## Task brief
Answer with nothing but the number of lines that include the word "document".
┏━━
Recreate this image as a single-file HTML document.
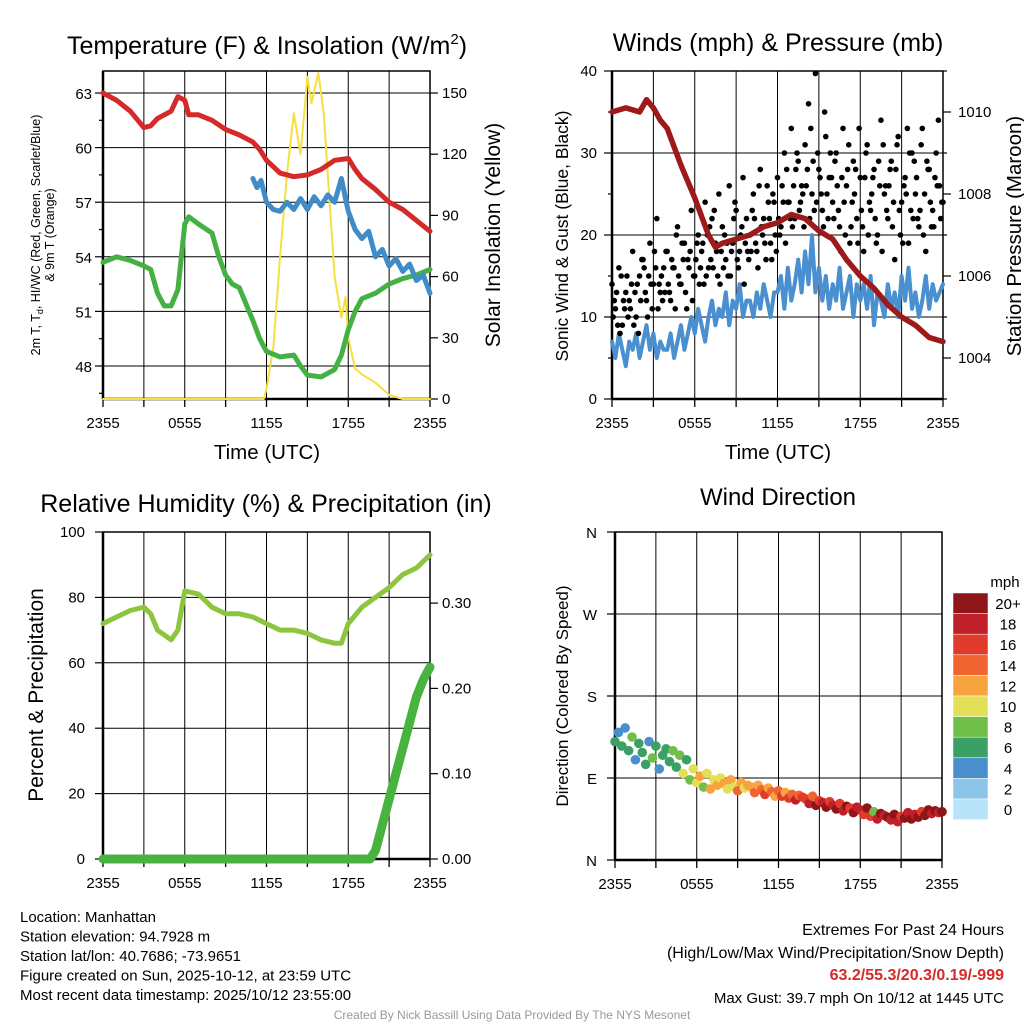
<!DOCTYPE html>
<html><head><meta charset="utf-8"><style>
body{margin:0;background:#fff;width:1024px;height:1024px;overflow:hidden}
svg text{font-family:"Liberation Sans",Arial,sans-serif;fill:#000}
</style></head><body>
<svg id="s" width="1024" height="1024" xmlns="http://www.w3.org/2000/svg"></svg>
<script>
// ---------- data ----------
const xTickLabels=["2355","0555","1155","1755","2355"];
const tHours=[0,1,2,3,3.5,4,5,5.5,6,6.3,7,8,9,10,11,11.5,12,13,14,15,16,17,18,18.5,19,20,21,22,23,24];
const tempRed=[63,62.6,62.0,61.1,61.2,61.6,62.0,62.8,62.6,61.8,61.8,61.5,61.0,60.7,60.3,59.9,59.3,58.6,58.4,58.5,58.8,59.3,59.4,58.8,58.3,57.7,57.0,56.6,56.0,55.4];
const dewHours=[0,1,2,3,3.5,4,4.5,5,5.5,6,6.3,7,8,8.5,9,9.5,10,11,11.5,12,13,14,14.5,15,16,17,17.5,18,18.5,19,20,21,22,23,24];
const dewGreen=[53.7,54.0,53.8,53.5,53.3,52.0,51.3,51.3,52.2,55.8,56.2,55.8,55.3,54.0,53.0,52.5,52.3,50.5,49.5,48.8,48.5,48.6,48.0,47.5,47.4,47.8,48.6,50.0,51.0,51.7,52.0,52.5,52.8,53.0,53.3];
const hiHours=[11,11.3,11.6,12,12.5,13,13.5,14,14.5,15,15.5,16,16.5,17,17.5,17.8,18,18.5,19,19.5,20,20.5,21,21.5,22,22.5,23,23.5,24];
const hiBlue=[58.3,57.8,58.2,57.0,56.6,56.5,57.0,56.6,57.2,56.6,57.3,56.8,57.4,57.0,58.3,57.2,56.5,55.5,55.0,55.4,54.0,54.4,53.5,53.9,53.2,53.6,52.7,53.0,52.0];
const solHours=[0,11.8,12,12.5,13,13.5,14,14.5,15,15.3,15.8,16.2,16.5,17,17.5,17.8,18,18.5,19,20,21,22,24];
const solar=[0,0,5,25,70,110,140,120,158,145,160,140,110,60,40,50,30,15,12,8,2,0,0];
const presHours=[0,1,2,2.5,3,3.5,4,5,6,7,7.5,8,9,10,11,12,13,14,15,16,17,18,19,20,21,22,23,24];
const pressure=[1010.0,1010.1,1010.0,1010.3,1010.1,1009.8,1009.6,1008.7,1007.9,1007.0,1006.7,1006.8,1006.9,1007.0,1007.2,1007.3,1007.5,1007.4,1007.1,1006.9,1006.4,1006.0,1005.7,1005.3,1005.0,1004.8,1004.5,1004.4];
const windSpeed=[7,5,8,6,4,7,6,8,5,7,9,6,8,5,7,6,6,8,5,7,9,6,8,10,8,11,9,7,10,12,9,11,10,13,9,12,11,14,10,12,12,10,13,11,14,12,10,13,13,15,11,16,12,14,17,13,18,14,20,13,16,12,15,11,14,12,16,11,13,15,10,14,12,14,11,15,9,13,12,10,14,11,13,10,15,12,16,11,13,10,12,15,11,14,12,13,14];
const gust=[14,11,16,9,13,12,18,10,15,17,12,19,14,22,13,16,18,12,16,21,14,19,17,23,15,20,18,24,16,22,19,25,21,17,26,19,23,18,27,22,20,25,18,28,22,26,19,24,27,21,30,24,33,22,29,26,31,36,25,39.7,28,23,32,27,24,30,21,33,26,19,29,22,27,18,31,23,28,20,34,25,22,29,17,32,24,27,19,30,25,21,33,18,28,23,30,26,24];
const gust2=[10,13,8,12,15,11,9,14,12,16,10,14,18,11,15,13,14,17,11,15,19,13,16,12,17,14,19,15,21,16,18,14,16,19,15,22,17,20,14,18,18,22,16,21,19,24,17,20,22,26,19,24,21,28,23,25,26,22,29,24,27,21,25,30,22,26,18,24,28,21,25,19,23,27,20,25,22,29,18,26,26,21,28,23,19,25,30,22,27,23,20,29,24,21,26,22,23];
const gust3=[12,9,15,11,10,14,13,8,17,13,15,11,16,14,12,18,13,16,20,14,17,11,18,15,19,16,14,20,17,23,15,18,20,15,18,24,16,21,19,17,23,19,26,20,17,22,25,18,20,24,28,22,26,30,24,21,28,33,23,30,25,35,22,27,29,23,27,20,31,24,28,33,21,30,24,27,19,26,31,23,28,24,31,20,26,33,23,29,22,31,25,28,21,27,34,24,30];
const direction=[130,140,125,145,120,135,110,128,118,105,130,112,125,100,115,122,108,120,102,115,95,110,88,100,85,92,80,95,78,88,82,90,84,78,88,80,76,85,79,82,80,74,82,77,72,79,75,70,76,70,74,68,72,66,71,69,67,62,70,60,65,63,58,64,60,56,62,54,59,57,52,58,55,50,57,48,53,45,51,49,47,44,50,42,48,46,52,45,50,47,53,49,55,51,54,52,53];
const dirSpeed=[6,5,7,4,6,8,5,7,6,7,5,8,6,4,7,6,7,9,6,8,10,7,9,11,10,12,9,11,13,10,12,11,12,10,13,11,14,12,10,13,13,15,12,14,16,13,15,12,14,16,13,17,15,18,14,16,17,19,15,20,16,18,21,17,18,20,16,19,21,17,20,18,19,16,20,17,8,19,21,18,20,18,22,19,17,21,18,20,19,21,17,20,22,18,21,19,20];
const rhHours=[0,1,2,3,3.5,4,5,5.5,6,7,8,9,10,11,12,13,14,15,16,17,17.5,18,19,20,21,22,23,24];
const rh=[72,74,76,77,75,70,67,70,82,81,77,75,75,74,72,70,70,69,67,66,66,72,77,80,83,87,89,93];
const pcpHours=[0,19.6,20,20.5,21,21.5,22,22.5,23,23.5,24];
const precip=[0,0,0.01,0.04,0.07,0.10,0.13,0.16,0.19,0.21,0.225];
const tempTicks=[63,60,57,54,51,48];
const solTicks=[150,120,90,60,30,0];
const windTicks=[40,30,20,10,0];
const presTicks=[1010,1008,1006,1004];
const rhTicks=[100,80,60,40,20,0];
const pcpTicks=["0.30","0.20","0.10","0.00"];
const dirTicks=["N","E","S","W","N"];
const cbLabels=["20+","18","16","14","12","10","8","6","4","2","0"];
const cbColors=["#8e1518","#c0202a","#e03a2a","#ef6430","#f7a33e","#e3e057","#6fbf4a","#3aa064","#4a8fcb","#8cc5ea","#b9e3f8"];
// ---------- helpers ----------
const S=document.getElementById('s');const NS="http://www.w3.org/2000/svg";
function el(t,a,p){const e=document.createElementNS(NS,t);for(const k in a)e.setAttribute(k,a[k]);(p||S).appendChild(e);return e;}
function txt(x,y,s,sz,anc,rot,name){const e=el('text',{x:x,y:y,'font-size':sz,'text-anchor':anc||'middle'});if(rot)e.setAttribute('transform','rotate(-90 '+x+' '+y+')');e.innerHTML=s;

return e;}
function sx(x0,x1){return h=>x0+(x1-x0)*h/24;}
function line(xs,ys,fx,fy,col,w,name){let d='';xs.forEach((h,i)=>{d+=(i?'L':'M')+fx(h).toFixed(1)+' '+fy(ys[i]).toFixed(1);});const p=el('path',{d:d,fill:'none',stroke:col,'stroke-width':w,'stroke-linejoin':'round','stroke-linecap':'round'});

return p;}
function frame(x0,y0,x1,y1,name,yLines,fx){const g=el('g',{});


for(let h=3;h<24;h+=3)el('line',{x1:fx(h),x2:fx(h),y1:y0,y2:y1,stroke:'#000','stroke-width':1},g);
yLines.forEach(y=>el('line',{x1:x0,x2:x1,y1:y,y2:y,stroke:'#000','stroke-width':1},g));
for(let h=0;h<=24;h+=3)el('line',{x1:fx(h),x2:fx(h),y1:y1,y2:y1+8,stroke:'#000','stroke-width':1.3},g);
el('rect',{x:x0,y:y0,width:x1-x0,height:y1-y0,fill:'none',stroke:'#000','stroke-width':1.5},g);
el('line',{x1:x0,x2:x0,y1:y0,y2:y1,stroke:'#000','stroke-width':2.5},g);
el('line',{x1:x0,x2:x1,y1:y1,y2:y1,stroke:'#000','stroke-width':2.5},g);
xTickLabels.forEach((l,i)=>txt(fx(i*6),y1+29,l,15,'middle',0,'x-tick-label'));
return g;}
function lt(x,y,len){el('line',{x1:x,x2:x-len,y1:y,y2:y,stroke:'#000','stroke-width':1.2});}
function rt(x,y,len){el('line',{x1:x,x2:x+len,y1:y,y2:y,stroke:'#000','stroke-width':1.2});}
// ---------- Panel 1 ----------
{const fx=sx(103,430),fy=v=>93+(63-v)*18.2,fs=v=>399-v*2.04;
const yl=tempTicks.map(fy);
frame(103,71,430,399,'temperature-panel',yl,fx);
tempTicks.forEach(v=>{lt(103,fy(v),8);txt(92,fy(v)+6,v,15,'end',0,'temp-tick-label');});
for(let v=46.5;v<64;v+=1.5)if(!tempTicks.includes(v))lt(103,fy(v),4);
solTicks.forEach(v=>{rt(430,fs(v),8);txt(442,fs(v)+5,v,15,'start',0,'solar-tick-label');});
line(solHours,solar,fx,fs,'#f5e040',2,'solar-line');
line(tHours,tempRed,fx,fy,'#d42a2a',5,'temp-line');
line(dewHours,dewGreen,fx,fy,'#45b043',5,'dewpoint-line');
line(hiHours,hiBlue,fx,fy,'#3f8cc9',5,'heat-index-line');
txt(267,54,'Temperature (F) &amp; Insolation (W/m<tspan font-size="15" dy="-10">2</tspan><tspan dy="10">)</tspan>',25,'middle',0,'temperature-title');
txt(267,459,'Time (UTC)',20.5,'middle',0,'temperature-x-title');
txt(40,235,'2m T, T<tspan font-size="9" dy="3">d</tspan><tspan dy="-3">, HI/WC (Red, Green, Scarlet/Blue)</tspan>',12.5,'middle',1,'temperature-y-title');
txt(54,235,'&amp; 9m T (Orange)',12.5,'middle',1,'temperature-y-title-2');
txt(500,235,'Solar Insolation (Yellow)',21,'middle',1,'solar-y-title');}
// ---------- Panel 2 ----------
{const fx=sx(612,943),fy=v=>399-v*8.2,fp=p=>399-(p-1003)*41;
frame(612,71,943,399,'wind-panel',[10,20,30].map(fy),fx);
windTicks.forEach(v=>{lt(612,fy(v),8);txt(597,fy(v)+5,v,15,'end',0,'wind-tick-label');});
for(let v=5;v<40;v+=10)lt(612,fy(v),4);
presTicks.forEach(v=>{rt(943,fp(v),8);txt(958,fp(v)+5,v,15,'start',0,'pressure-tick-label');});
for(let v=1003;v<=1011;v++)if(!presTicks.includes(v))rt(943,fp(v),4);
const wh=windSpeed.map((_,i)=>i*0.25);
line(wh,windSpeed,fx,fy,'#4a90d0',4,'wind-speed-line');
const g=el('g',{});


[[gust,0],[gust2,0.083],[gust3,0.166]].forEach(([arr,off])=>arr.forEach((v,i)=>{const h=i*0.25+off;if(h>24)return;const c=el('circle',{cx:fx(h),cy:fy(v),r:2.8,fill:'#000'},g);

}));
line(presHours,pressure,fx,fp,'#9c1a1a',5.5,'pressure-line');
txt(778,51,'Winds (mph) &amp; Pressure (mb)',25,'middle',0,'wind-title');
txt(778,459,'Time (UTC)',20.5,'middle',0,'wind-x-title');
txt(568,236,'Sonic Wind &amp; Gust (Blue, Black)',17.5,'middle',1,'wind-y-title');
txt(1021,236,'Station Pressure (Maroon)',20.5,'middle',1,'pressure-y-title');}
// ---------- Panel 3 ----------
{const fx=sx(103,430),fy=v=>859-v*3.27,fq=v=>859-v*853;
frame(103,532,430,859,'humidity-panel',[20,40,60,80].map(fy),fx);
rhTicks.forEach(v=>{lt(103,fy(v),8);txt(85,fy(v)+5,v,15,'end',0,'rh-tick-label');});
pcpTicks.forEach(v=>{rt(430,fq(+v),8);txt(442,fq(+v)+5,v,15,'start',0,'precip-tick-label');});
line(rhHours,rh,fx,fy,'#8cc63f',5,'rh-line');
line(pcpHours,precip,fx,fq,'#49b33f',9,'precip-line');
txt(266,512,'Relative Humidity (%) &amp; Precipitation (in)',25,'middle',0,'humidity-title');
txt(43,695,'Percent &amp; Precipitation',21,'middle',1,'humidity-y-title');}
// ---------- Panel 4 ----------
{const fx=sx(615,942),fy=d=>860-d*(328/360);
frame(615,532,942,860,'direction-panel',[90,180,270].map(fy),fx);
dirTicks.forEach((l,i)=>{lt(615,fy(i*90),8);txt(597,fy(i*90)+6,l,15,'end',0,'direction-tick-label');});
const col=s=>cbColors[10-Math.min(10,Math.floor(s/2))];
const g=el('g',{});


direction.forEach((d,i)=>{const c=el('circle',{cx:fx(i*0.25),cy:fy(d),r:4.8,fill:col(dirSpeed[i])},g);

});
txt(778,505,'Wind Direction',24,'middle',0,'direction-title');
txt(568,696,'Direction (Colored By Speed)',17,'middle',1,'direction-y-title');
const cb=el('g',{});


cbColors.forEach((c,i)=>{el('rect',{x:953,y:593+i*20.6,width:35,height:20.6,fill:c,stroke:'#fff','stroke-width':0.5},cb);txt(1008,609+i*20.6,cbLabels[i],15,'middle',0,'colorbar-label');});
txt(1005,587,'mph',15,'middle',0,'colorbar-title');}
// ---------- footer ----------
const L=["Location: Manhattan","Station elevation: 94.7928 m","Station lat/lon: 40.7686; -73.9651","Figure created on Sun, 2025-10-12, at 23:59 UTC","Most recent data timestamp: 2025/10/12 23:55:00"];
L.forEach((s,i)=>txt(20,922+i*19.5,s,15,'start',0,'station-info'));
txt(1004,935,'Extremes For Past 24 Hours',16,'end',0,'extremes-title');
txt(1004,958,'(High/Low/Max Wind/Precipitation/Snow Depth)',16,'end',0,'extremes-subtitle');
const ex=txt(1004,980,'63.2/55.3/20.3/0.19/-999',16,'end',0,'extremes-values');ex.setAttribute('font-weight','bold');ex.style.fill='#d42a2a';
txt(1004,1003,'Max Gust: 39.7 mph On 10/12 at 1445 UTC',15,'end',0,'max-gust');
const cr=txt(512,1019,'Created By Nick Bassill Using Data Provided By The NYS Mesonet',12,'middle',0,'credit');cr.style.fill='#999';
</script>
</body></html>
┗━━
## Exercise output
3